I’d never read Hunger, by Knut Hamsun.

I haven’t either. There’s a copy that’s been on my to-read shelf for a while.

It was on my to-read shelf for twelve years. I finally got around to it. The Robert Bly translation is the one to read; there’s another translation out, but it’s terrible. That was tremendous. So modern; so moment-to-moment surprising and visceral and physical. It’s interesting, because it was written, I think, in the 1880s. He takes chances and structures the narrative in a way that most novelists today don’t even do, and wouldn’t think to do. It feels fresh in that way.

The book I’m reading now that I’m about halfway through is The Skin, by Curzio Malaparte, which just got reissued by New York Review of Books Classics. It’s just a shocking book. Every two or three pages, I’m putting it down and going, “Oh my God.” It’s a really stunning… The prose is really good, but the scenes he’s describing and the way he twists conventional morality on its head, and conventional wisdom gets turned on its head… There’s one great scene where he talks about how shameful it is to win a war.

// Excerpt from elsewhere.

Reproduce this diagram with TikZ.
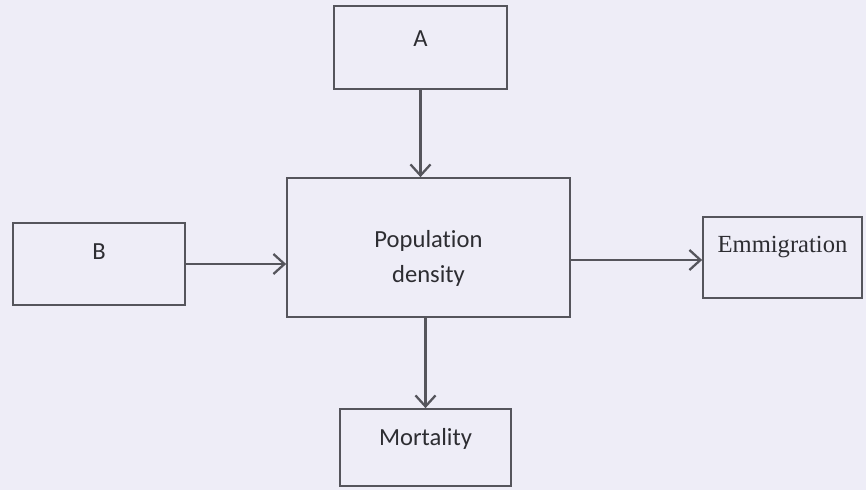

It’s set in Italy just as the Allies have landed. It’s clear that the Germans are going to lose, and the Italians are changing sides. He’s gone from fighting the Allies to wearing the uniforms of dead British soldiers and escorting the Allies around. And he talks about how the Italians in Naples who fought to the death against the Germans and would never debase themselves, as soon as the Allies came in, they prostitute themselves in the most unimaginable ways. There are a lot of things that seem relevant to the psychology of living in this sort of war-torn situation that we as Americans, fortunately, have never had to think about. It feels like having a bombshell dropped on my head every few pages.